Often remembered as polar opposites, Malcolm X and Martin Luther King actually shared a great deal as fighters against white supremacy in the United States and beyond.
"I always had a deep affection for Malcolm and felt that he had a great ability to put his finger on the existence and root of the problem."
Martin Luther King sent this message to Malcolm X’s wife upon learning he'd been assassinated in Harlem, fifty-five years ago on Friday, on 21st February 1965.
The two men are too often remembered as antagonists and opposites in the racial politics of the 1950s and '60s.
Born out of non-violent activism like that of Rosa Parks, Dr King’s philosophy is usually contrasted with Malcolm X’s principle of black people’s right to self-defense.
United by a Civil Rights struggle
And King’s reformism is always pitted against X’s revolutionism, and so on.
But there was more that united these two icons than divided them.
After breaking with the Nation of Islam in 1964 to pursue black liberation as an independent Muslim American, Malcolm X abandoned the Nation’s policy of non-cooperation with the civil rights movement and reached out to other black leaders like Dr King.
On 26 th March 1964, the two men met (and shared a laugh!) for the first and only time while in D.C. for the Senate debate on the Civil Rights Bill.
Without totally agreeing with the methods of Dr King, Malcolm X recognized the value of his work to win the democratic rights of black Americans.
Though King would come to it later, the two men also shared an opposition to US imperialism abroad.
Malcolm X and MLK: coming together
Embracing a global, anti-colonial vision, Malcolm X saw the struggle of African Americans against domestic racism as linked to the struggle of Third World nations against Western domination.
As to their visions for a liberated society, Malcolm X and Dr King’s were looking more and more alike by the late-1960s.

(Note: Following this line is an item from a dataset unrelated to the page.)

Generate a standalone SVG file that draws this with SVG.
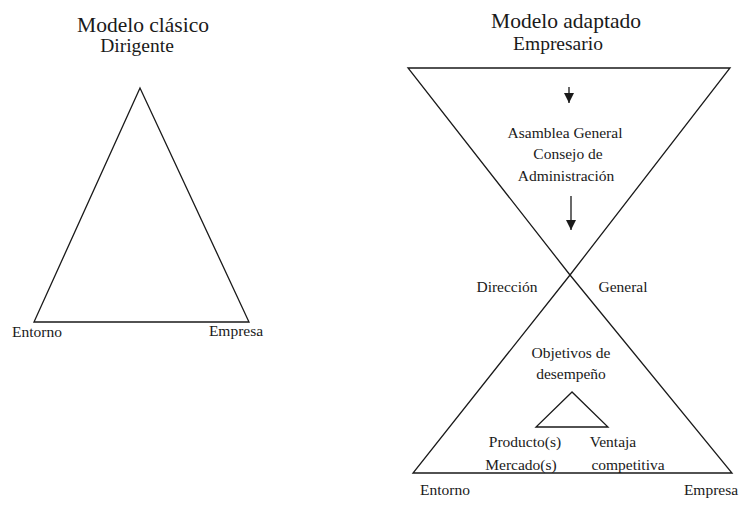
<svg xmlns="http://www.w3.org/2000/svg" width="746" height="511" viewBox="0 0 746 511" font-family="'Liberation Serif', 'Times New Roman', 'DejaVu Serif', serif">
<style>
text{font-family:'Liberation Serif','Times New Roman','DejaVu Serif',serif;fill:#1a1a1a;text-anchor:middle}
.t{font-size:21.5px}
.s{font-size:19.5px}
.l{font-size:15.5px}
.ln{fill:none;stroke:#1a1a1a;stroke-width:1.3;stroke-linejoin:miter}
</style>
<defs>
<marker id="ah" viewBox="0 0 10 10" refX="10" refY="5" markerWidth="10" markerHeight="10" markerUnits="userSpaceOnUse" orient="auto">
<path d="M0,0 L10,5 L0,10 z" fill="#1a1a1a"/>
</marker>
</defs>
<rect width="746" height="511" fill="#fff"/>
<g id="clasico">
<text class="t" x="143" y="32">Modelo clásico</text>
<text class="s" x="137" y="52">Dirigente</text>
<polygon class="ln" points="140,88 34,322 249,322"/>
<text class="l" x="37" y="337">Entorno</text>
<text class="l" x="236" y="336">Empresa</text>
</g>
<g id="adaptado">
<text class="t" x="566" y="28">Modelo adaptado</text>
<text class="s" x="558" y="50">Empresario</text>
</g>
<g id="triangulo-superior">
<polyline class="ln" points="570,275 408,68 730,68 570,275"/>
<text class="l" x="565" y="138">Asamblea General</text>
<text class="l" x="568" y="159">Consejo de</text>
<text class="l" x="566" y="181">Administración</text>
</g>
<g id="direccion-general">
<text class="l" x="507" y="292">Dirección</text>
<text class="l" x="623" y="292">General</text>
</g>
<g id="triangulo-inferior">
<polyline class="ln" points="570,275 413,473 732,473 570,275"/>
<text class="l" x="571" y="358">Objetivos de</text>
<text class="l" x="571" y="379">desempeño</text>
</g>
<g id="triangulo-pequeno">
<polygon class="ln" points="572,392 536,427 608,427"/>
<text class="l" x="525" y="447">Producto(s)</text>
<text class="l" x="521" y="470">Mercado(s)</text>
<text class="l" x="613" y="447">Ventaja</text>
<text class="l" x="628" y="470">competitiva</text>
</g>
<g id="extremos">
<text class="l" x="445" y="495">Entorno</text>
<text class="l" x="711" y="495">Empresa</text>
</g>
<g id="connectors">
<line class="ln" x1="569" y1="87" x2="569" y2="103" marker-end="url(#ah)"/>
<line class="ln" x1="571" y1="196" x2="571" y2="230" marker-end="url(#ah)"/>
</g>
</svg>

Both men wanted to band together to create change. As King said in his 'I've Been to the Mountaintop' speech:
"We must learn to live together as brothers or perish together as fools."
King and X gravitated towards a socialistic line of argument which stressed the inadequacy of political egalitarianism without some measure of social equality to go with it.
When asked by a reporter what he thought of socialism, Malcolm X asked back whether socialism would help black Americans. "Yes", the journalist supposed, to which X replied, "then I’m for it".
Malcolm X and Martin Luther King, of course, shared one final, tragic likeness.
An end shared by tragedy
In the space of two years, both men were murdered.
They became two more victims of the reactionary political violence which left the 1960s a graveyard of freedom fighters.
There were, to the very end, significant ideological differences between Malcolm X and Dr King.
But the fundamental divide in the post-war politics of race in the US was not between these two radicals, it was between white supremacism on the one hand, and those who stood up to it on the other.
And in this fight, X and King were playing for the same team.